Source data:
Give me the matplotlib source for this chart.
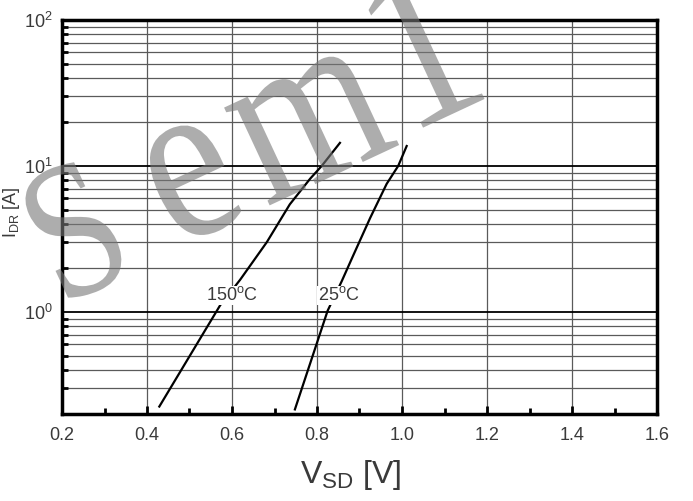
import numpy as np
import matplotlib
matplotlib.use('Agg')
import matplotlib.pyplot as plt
from matplotlib.ticker import LogLocator, NullFormatter, MultipleLocator
from matplotlib.textpath import TextPath
from matplotlib.font_manager import FontProperties
from matplotlib.patches import PathPatch
from matplotlib.transforms import Affine2D, IdentityTransform

plt.rcParams['font.family'] = ['Liberation Sans', 'DejaVu Sans']
plt.rcParams['mathtext.default'] = 'regular'

# curve points (V_SD in V, I_DR in A)
v_150 = [0.429, 0.572, 0.619, 0.682, 0.736, 0.784, 0.811, 0.854]
i_150 = [0.225, 1.11, 1.66, 3.01, 5.46, 8.19, 10.0, 14.4]
v_25 = [0.748, 0.825, 0.858, 0.885, 0.925, 0.964, 0.991, 1.011]
i_25 = [0.215, 1.02, 1.62, 2.43, 4.4, 7.55, 10.0, 13.7]

curve_labels = ['150$^{o}$C', '25$^{o}$C']
label_pos = [(0.60, 1.30), (0.852, 1.30)]

x_ticks = [0.2, 0.4, 0.6, 0.8, 1.0, 1.2, 1.4, 1.6]

# watermark letters, their centres (image pixels) and sizes
wm_letters = ['S', 'e', 'm', '1']
wm_centres = [(74, 230), (192, 181), (311, 125), (421, 43)]
wm_sizes = [195, 235, 235, 235]

W, H = 693, 501
fig = plt.figure(figsize=(W/100, H/100), dpi=100)
ax = fig.add_axes([62/W, 1-414/H, 595/W, 394/H])

ax.set_yscale('log')
ax.set_xlim(0.2, 1.6)
ax.set_ylim(0.2, 100)

ax.yaxis.set_major_locator(LogLocator(base=10))
ax.yaxis.set_minor_locator(LogLocator(base=10, subs=np.arange(2, 10)))
ax.yaxis.set_minor_formatter(NullFormatter())
ax.set_xticks(x_ticks)
ax.set_xticklabels(['%.1f' % t for t in x_ticks])
ax.xaxis.set_minor_locator(MultipleLocator(0.1))

ax.grid(which='major', axis='y', color='black', lw=1.3)
ax.grid(which='minor', axis='y', color='#5a5a5a', lw=0.9)
ax.grid(which='major', axis='x', color='#5a5a5a', lw=0.9)

ax.tick_params(which='both', direction='in', colors='black', labelcolor='#3a3a3a', labelsize=13)
ax.tick_params(axis='x', which='major', length=6, width=2, pad=9)
ax.tick_params(axis='x', which='minor', length=4, width=2)
ax.tick_params(axis='y', which='major', length=0, pad=7)
ax.tick_params(axis='y', which='minor', length=4, width=2)

for s in ax.spines.values():
    s.set_linewidth(2.5)

ax.plot(v_150, i_150, color='black', lw=1.6)
ax.plot(v_25, i_25, color='black', lw=1.6)

for lab, (lx, ly) in zip(curve_labels, label_pos):
    ax.text(lx, ly, lab, fontsize=13, color='#3a3a3a', ha='center', va='center',
            bbox=dict(facecolor='white', edgecolor='none', pad=0.5))

ax.set_xlabel('V$_{SD}$ [V]', fontsize=23, color='#3a3a3a')
ax.xaxis.set_label_coords(0.485, -0.112)
ax.set_ylabel('I$_{DR}$ [A]', fontsize=13, color='#3a3a3a')
ax.yaxis.set_label_coords(-0.067, 0.513)

# watermark, narrow serif letters turned 25 degrees
fp = FontProperties(family='Liberation Serif')
for ch, (cx, cy), sz in zip(wm_letters, wm_centres, wm_sizes):
    tp = TextPath((0, 0), ch, size=sz, prop=fp)
    ext = tp.get_extents()
    mx, my = (ext.x0 + ext.x1) / 2, (ext.y0 + ext.y1) / 2
    tr = (Affine2D().translate(-mx, -my).scale(0.82, 1.0)
          .rotate_deg(25).translate(cx, H - cy))
    patch = PathPatch(tr.transform_path(tp), facecolor='#777777', edgecolor='none',
                      alpha=0.6, transform=IdentityTransform(), zorder=5)
    fig.add_artist(patch)

fig.savefig('out.png', dpi=100)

Your goal: Restate the full listing verbatim and drop every picture.

Completed exercise:
Give me the matplotlib source for this chart.
import numpy as np
import matplotlib
matplotlib.use('Agg')
import matplotlib.pyplot as plt
from matplotlib.ticker import LogLocator, NullFormatter, MultipleLocator
from matplotlib.textpath import TextPath
from matplotlib.font_manager import FontProperties
from matplotlib.patches import PathPatch
from matplotlib.transforms import Affine2D, IdentityTransform

plt.rcParams['font.family'] = ['Liberation Sans', 'DejaVu Sans']
plt.rcParams['mathtext.default'] = 'regular'

# curve points (V_SD in V, I_DR in A)
v_150 = [0.429, 0.572, 0.619, 0.682, 0.736, 0.784, 0.811, 0.854]
i_150 = [0.225, 1.11, 1.66, 3.01, 5.46, 8.19, 10.0, 14.4]
v_25 = [0.748, 0.825, 0.858, 0.885, 0.925, 0.964, 0.991, 1.011]
i_25 = [0.215, 1.02, 1.62, 2.43, 4.4, 7.55, 10.0, 13.7]

curve_labels = ['150$^{o}$C', '25$^{o}$C']
label_pos = [(0.60, 1.30), (0.852, 1.30)]

x_ticks = [0.2, 0.4, 0.6, 0.8, 1.0, 1.2, 1.4, 1.6]

# watermark letters, their centres (image pixels) and sizes
wm_letters = ['S', 'e', 'm', '1']
wm_centres = [(74, 230), (192, 181), (311, 125), (421, 43)]
wm_sizes = [195, 235, 235, 235]

W, H = 693, 501
fig = plt.figure(figsize=(W/100, H/100), dpi=100)
ax = fig.add_axes([62/W, 1-414/H, 595/W, 394/H])

ax.set_yscale('log')
ax.set_xlim(0.2, 1.6)
ax.set_ylim(0.2, 100)

ax.yaxis.set_major_locator(LogLocator(base=10))
ax.yaxis.set_minor_locator(LogLocator(base=10, subs=np.arange(2, 10)))
ax.yaxis.set_minor_formatter(NullFormatter())
ax.set_xticks(x_ticks)
ax.set_xticklabels(['%.1f' % t for t in x_ticks])
ax.xaxis.set_minor_locator(MultipleLocator(0.1))

ax.grid(which='major', axis='y', color='black', lw=1.3)
ax.grid(which='minor', axis='y', color='#5a5a5a', lw=0.9)
ax.grid(which='major', axis='x', color='#5a5a5a', lw=0.9)

ax.tick_params(which='both', direction='in', colors='black', labelcolor='#3a3a3a', labelsize=13)
ax.tick_params(axis='x', which='major', length=6, width=2, pad=9)
ax.tick_params(axis='x', which='minor', length=4, width=2)
ax.tick_params(axis='y', which='major', length=0, pad=7)
ax.tick_params(axis='y', which='minor', length=4, width=2)

for s in ax.spines.values():
    s.set_linewidth(2.5)

ax.plot(v_150, i_150, color='black', lw=1.6)
ax.plot(v_25, i_25, color='black', lw=1.6)

for lab, (lx, ly) in zip(curve_labels, label_pos):
    ax.text(lx, ly, lab, fontsize=13, color='#3a3a3a', ha='center', va='center',
            bbox=dict(facecolor='white', edgecolor='none', pad=0.5))

ax.set_xlabel('V$_{SD}$ [V]', fontsize=23, color='#3a3a3a')
ax.xaxis.set_label_coords(0.485, -0.112)
ax.set_ylabel('I$_{DR}$ [A]', fontsize=13, color='#3a3a3a')
ax.yaxis.set_label_coords(-0.067, 0.513)

# watermark, narrow serif letters turned 25 degrees
fp = FontProperties(family='Liberation Serif')
for ch, (cx, cy), sz in zip(wm_letters, wm_centres, wm_sizes):
    tp = TextPath((0, 0), ch, size=sz, prop=fp)
    ext = tp.get_extents()
    mx, my = (ext.x0 + ext.x1) / 2, (ext.y0 + ext.y1) / 2
    tr = (Affine2D().translate(-mx, -my).scale(0.82, 1.0)
          .rotate_deg(25).translate(cx, H - cy))
    patch = PathPatch(tr.transform_path(tp), facecolor='#777777', edgecolor='none',
                      alpha=0.6, transform=IdentityTransform(), zorder=5)
    fig.add_artist(patch)

fig.savefig('out.png', dpi=100)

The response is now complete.